:: Input for this task ::
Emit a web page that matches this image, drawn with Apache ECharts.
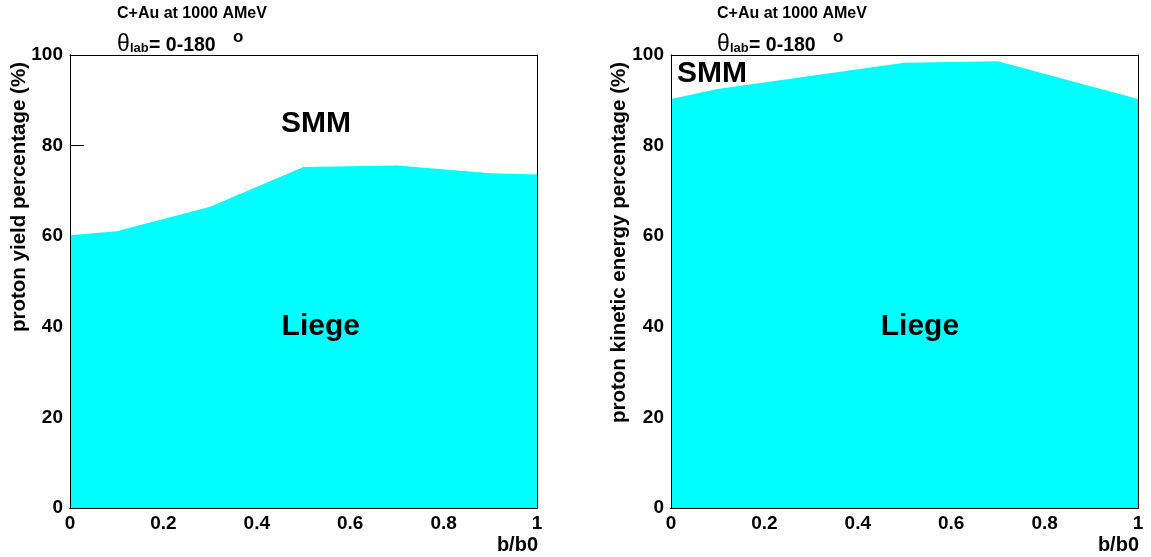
<!DOCTYPE html>
<html>
<head>
<meta charset="utf-8">
<script src="https://cdn.jsdelivr.net/npm/echarts@6/dist/echarts.min.js"></script>
<style>
html,body{margin:0;padding:0;background:#fff;}
#c{width:1151px;height:557px;}
</style>
</head>
<body>
<div id="c"></div>
<script>
// ---- data ----
var yieldB = [0, 0.1, 0.3, 0.5, 0.7, 0.9, 1];
var yieldLiege = [60.2, 61.1, 66.5, 75.3, 75.6, 73.9, 73.6];
var energyB = [0, 0.1, 0.5, 0.7, 1];
var energyLiege = [90.3, 92.5, 98.3, 98.6, 90.3];
var xTicks = [0, 0.2, 0.4, 0.6, 0.8, 1];
var yTicks = [0, 20, 40, 60, 80, 100];
var titleText = 'C+Au at 1000 AMeV';
var yTitles = ['proton yield percentage (%)', 'proton kinetic energy percentage (%)'];
var xTitle = 'b/b0';
var regionLabels = ['SMM', 'Liege'];

var FONT = '"Liberation Sans", Arial, Helvetica, sans-serif';
var chart = echarts.init(document.getElementById('c'), null, {renderer: 'canvas'});

function zip(a, b) { return a.map(function (v, i) { return [v, b[i]]; }); }

var grids = [
  {left: 70, top: 55, width: 467, height: 453},
  {left: 671, top: 55, width: 467, height: 453}
];

var xAxes = [], yAxes = [];
[0, 1].forEach(function (g) {
  xAxes.push({
    type: 'value', gridIndex: g, min: 0, max: 1, interval: 0.2, position: 'bottom',
    axisLine: {show: true, lineStyle: {color: '#000', width: 1}},
    axisTick: {show: true, inside: true, length: 14, lineStyle: {color: '#000'}},
    axisLabel: {show: true, color: '#000', fontFamily: FONT, fontWeight: 'bold', fontSize: 19, margin: 6,
      formatter: function (v) { return xTicks.indexOf(v) >= 0 ? String(v) : ''; }},
    splitLine: {show: false}, z: 0
  });
});
[0, 1].forEach(function (g) {
  yAxes.push({
    type: 'value', gridIndex: g, min: 0, max: 100, interval: 20, position: 'left',
    axisLine: {show: true, lineStyle: {color: '#000', width: 1}},
    axisTick: {show: true, inside: true, length: 14, lineStyle: {color: '#000'}},
    axisLabel: {show: true, color: '#000', fontFamily: FONT, fontWeight: 'bold', fontSize: 19, margin: 7,
      formatter: function (v) { return yTicks.indexOf(v) >= 0 ? String(v) : ''; }},
    splitLine: {show: false}, z: 0
  });
});
// frame lines drawn on top of the fill
[0, 1].forEach(function (g) {
  ['top', 'bottom'].forEach(function (pos) {
    xAxes.push({type: 'value', gridIndex: g, min: 0, max: 1, position: pos,
      axisLine: {show: true, onZero: false, lineStyle: {color: '#000', width: 1}},
      axisTick: {show: false}, axisLabel: {show: false}, splitLine: {show: false}, z: 10});
  });
  ['right', 'left'].forEach(function (pos) {
    yAxes.push({type: 'value', gridIndex: g, min: 0, max: 100, position: pos,
      axisLine: {show: true, onZero: false, lineStyle: {color: '#000', width: 1}},
      axisTick: {show: false}, axisLabel: {show: false}, splitLine: {show: false}, z: 10});
  });
});

function areaSeries(g, xs, ys) {
  return {
    type: 'line', xAxisIndex: g, yAxisIndex: g, data: zip(xs, ys),
    symbol: 'none', lineStyle: {width: 0, color: '#00ffff'},
    areaStyle: {color: '#00ffff', opacity: 1}, z: 2, silent: true
  };
}
function labelSeries(g, pts) {
  return {
    type: 'scatter', xAxisIndex: g, yAxisIndex: g, data: pts,
    symbolSize: 1, itemStyle: {color: 'rgba(0,0,0,0)', opacity: 1}, z: 5, silent: true,
    label: {show: true, position: 'inside', color: '#000', opacity: 1, fontFamily: FONT, fontWeight: 'bold', fontSize: 30,
      textBorderWidth: 0, formatter: function (p) { return p.value[2]; }}
  };
}

function titleGraphics(x0) {
  var B = 'bold 16px ' + FONT;
  return [
    {type: 'text', x: x0, y: 13.5, style: {text: titleText, font: B, fill: '#000', align: 'left', verticalAlign: 'middle'}},
    {type: 'text', x: x0, y: 45, style: {text: '\u03b8', font: '23px ' + FONT, fill: '#000', align: 'left', verticalAlign: 'middle'}},
    {type: 'text', x: x0 + 13, y: 48.5, style: {text: 'lab', font: 'bold 13px ' + FONT, fill: '#000', align: 'left', verticalAlign: 'middle'}},
    {type: 'text', x: x0 + 32, y: 45.5, style: {text: '= 0-180', font: 'bold 19.5px ' + FONT, fill: '#000', align: 'left', verticalAlign: 'middle'}},
    {type: 'text', x: x0 + 116, y: 37, style: {text: 'o', font: 'bold 17px ' + FONT, fill: '#000', align: 'left', verticalAlign: 'middle'}}
  ];
}

var graphics = [].concat(titleGraphics(117), titleGraphics(717));
graphics.push({type: 'text', x: 19, y: 332, rotation: Math.PI / 2,
  style: {text: yTitles[0], font: 'bold 20.5px ' + FONT, fill: '#000', align: 'left', verticalAlign: 'middle'}});
graphics.push({type: 'text', x: 619, y: 423, rotation: Math.PI / 2,
  style: {text: yTitles[1], font: 'bold 20.5px ' + FONT, fill: '#000', align: 'left', verticalAlign: 'middle'}});
graphics.push({type: 'text', x: 538, y: 545, style: {text: xTitle, font: 'bold 20px ' + FONT, fill: '#000', align: 'right', verticalAlign: 'middle'}});
graphics.push({type: 'text', x: 1139, y: 545, style: {text: xTitle, font: 'bold 20px ' + FONT, fill: '#000', align: 'right', verticalAlign: 'middle'}});

chart.setOption({
  animation: false,
  backgroundColor: '#fff',
  grid: grids,
  xAxis: xAxes,
  yAxis: yAxes,
  series: [
    areaSeries(0, yieldB, yieldLiege),
    areaSeries(1, energyB, energyLiege),
    labelSeries(0, [[0.527, 84.8, regionLabels[0]], [0.537, 40.0, regionLabels[1]]]),
    labelSeries(1, [[0.088, 95.8, regionLabels[0]], [0.533, 40.0, regionLabels[1]]])
  ],
  graphic: graphics
});
</script>
</body>
</html>
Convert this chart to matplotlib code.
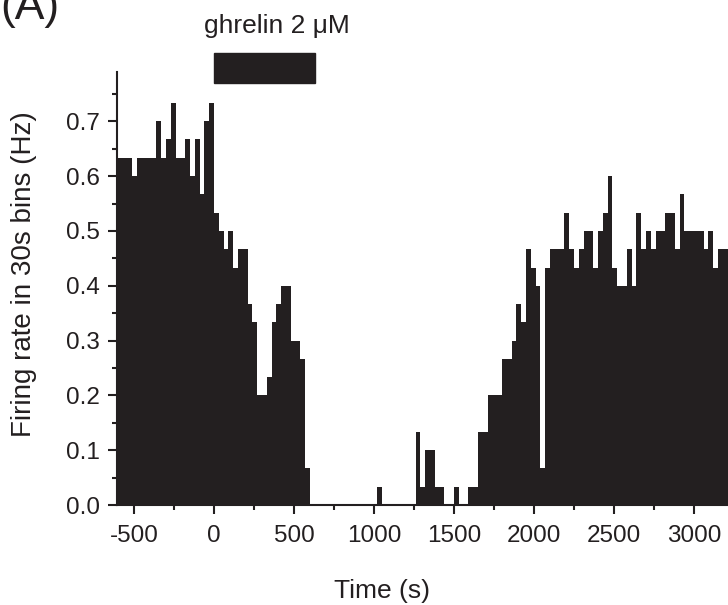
import matplotlib.pyplot as plt
import numpy as np
from matplotlib.ticker import MultipleLocator

plt.rcParams['font.family'] = ['Liberation Sans', 'DejaVu Sans']
plt.rcParams['axes.unicode_minus'] = False

# firing rate per 30 s bin (Hz), first bin starts at -600 s
bin_start = -600
bin_width = 30
rates = [
    0.633, 0.633, 0.633, 0.6, 0.633, 0.633, 0.633, 0.633, 0.7, 0.633,
    0.667, 0.733, 0.633, 0.633, 0.667, 0.6, 0.667, 0.567, 0.7, 0.733,
    0.533, 0.5, 0.467, 0.5, 0.433, 0.467, 0.467, 0.367, 0.333, 0.2,
    0.2, 0.233, 0.333, 0.367, 0.4, 0.4, 0.3, 0.3, 0.267, 0.067,
    0, 0, 0, 0, 0, 0, 0, 0, 0, 0,
    0, 0, 0, 0, 0.033, 0, 0, 0, 0, 0,
    0, 0, 0.133, 0.033, 0.1, 0.1, 0.033, 0.033, 0, 0,
    0.033, 0, 0, 0.033, 0.033, 0.133, 0.133, 0.2, 0.2, 0.2,
    0.267, 0.267, 0.3, 0.367, 0.333, 0.467, 0.433, 0.4, 0.067, 0.433,
    0.467, 0.467, 0.467, 0.533, 0.467, 0.433, 0.467, 0.5, 0.5, 0.433,
    0.5, 0.533, 0.6, 0.433, 0.4, 0.4, 0.467, 0.4, 0.533, 0.467,
    0.5, 0.467, 0.5, 0.5, 0.533, 0.533, 0.467, 0.567, 0.5, 0.5,
    0.5, 0.5, 0.467, 0.5, 0.433, 0.467, 0.467, 0.467,
]
drug_label = 'ghrelin 2 μM'
drug_on, drug_off = 0, 630

edges = bin_start + bin_width * np.arange(len(rates) + 1)
dark = '#231f20'
W, H = 728, 605

fig = plt.figure(figsize=(W / 100, H / 100), dpi=100)
ax = fig.add_axes([117.3 / W, 100 / H, (W - 117.3) / W, 433 / H])

ax.stairs(rates, edges, fill=True, color=dark, linewidth=0)

ax.set_xlim(-604, 3212)
ax.set_ylim(0, 0.79)
ax.xaxis.set_major_locator(MultipleLocator(500))
ax.xaxis.set_minor_locator(MultipleLocator(250))
ax.yaxis.set_major_locator(MultipleLocator(0.1))
ax.yaxis.set_minor_locator(MultipleLocator(0.05))
ax.yaxis.set_major_formatter(lambda v, p: f'{v:.1f}')

for s in ['top', 'right']:
    ax.spines[s].set_visible(False)
for s in ['left', 'bottom']:
    ax.spines[s].set_linewidth(1.5)
    ax.spines[s].set_color(dark)

ax.tick_params(which='major', length=6.5, width=1.5, color=dark,
               labelsize=17.5, labelcolor=dark)
ax.tick_params(axis='x', which='major', pad=8)
ax.tick_params(axis='y', which='major', pad=6)
ax.tick_params(which='minor', length=3.5, width=1.5, color=dark)

fig.text(382 / W, 1 - 591 / H, 'Time (s)', fontsize=19, ha='center', va='center', color=dark)
fig.text(24 / W, 1 - 274 / H, 'Firing rate in 30s bins (Hz)', fontsize=20,
         rotation=90, ha='center', va='center', color=dark)

# drug application bar above the plot
trans = ax.get_xaxis_transform()
ax.add_patch(plt.Rectangle((drug_on, 0.975), drug_off - drug_on, 0.069,
                           transform=trans, color=dark, clip_on=False))
ax.text(392, 1.09, drug_label, transform=trans, ha='center', va='baseline',
        fontsize=19, color=dark)

fig.text(0.0, 1 - 19 / H, '(A)', fontsize=32, va='baseline', ha='left', color=dark)

fig.savefig('out.png', dpi=100)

:: What you will do ::
Take the stretch from the line containing "Convert this chart to matplotlib code." through the line containing "ax = fig.add_axes([117.3" and reproduce it exactly, both ends included. Omit the pictures.

:: Solution for this exercise ::
Convert this chart to matplotlib code.
import matplotlib.pyplot as plt
import numpy as np
from matplotlib.ticker import MultipleLocator

plt.rcParams['font.family'] = ['Liberation Sans', 'DejaVu Sans']
plt.rcParams['axes.unicode_minus'] = False

# firing rate per 30 s bin (Hz), first bin starts at -600 s
bin_start = -600
bin_width = 30
rates = [
    0.633, 0.633, 0.633, 0.6, 0.633, 0.633, 0.633, 0.633, 0.7, 0.633,
    0.667, 0.733, 0.633, 0.633, 0.667, 0.6, 0.667, 0.567, 0.7, 0.733,
    0.533, 0.5, 0.467, 0.5, 0.433, 0.467, 0.467, 0.367, 0.333, 0.2,
    0.2, 0.233, 0.333, 0.367, 0.4, 0.4, 0.3, 0.3, 0.267, 0.067,
    0, 0, 0, 0, 0, 0, 0, 0, 0, 0,
    0, 0, 0, 0, 0.033, 0, 0, 0, 0, 0,
    0, 0, 0.133, 0.033, 0.1, 0.1, 0.033, 0.033, 0, 0,
    0.033, 0, 0, 0.033, 0.033, 0.133, 0.133, 0.2, 0.2, 0.2,
    0.267, 0.267, 0.3, 0.367, 0.333, 0.467, 0.433, 0.4, 0.067, 0.433,
    0.467, 0.467, 0.467, 0.533, 0.467, 0.433, 0.467, 0.5, 0.5, 0.433,
    0.5, 0.533, 0.6, 0.433, 0.4, 0.4, 0.467, 0.4, 0.533, 0.467,
    0.5, 0.467, 0.5, 0.5, 0.533, 0.533, 0.467, 0.567, 0.5, 0.5,
    0.5, 0.5, 0.467, 0.5, 0.433, 0.467, 0.467, 0.467,
]
drug_label = 'ghrelin 2 μM'
drug_on, drug_off = 0, 630

edges = bin_start + bin_width * np.arange(len(rates) + 1)
dark = '#231f20'
W, H = 728, 605

fig = plt.figure(figsize=(W / 100, H / 100), dpi=100)
ax = fig.add_axes([117.3 / W, 100 / H, (W - 117.3) / W, 433 / H])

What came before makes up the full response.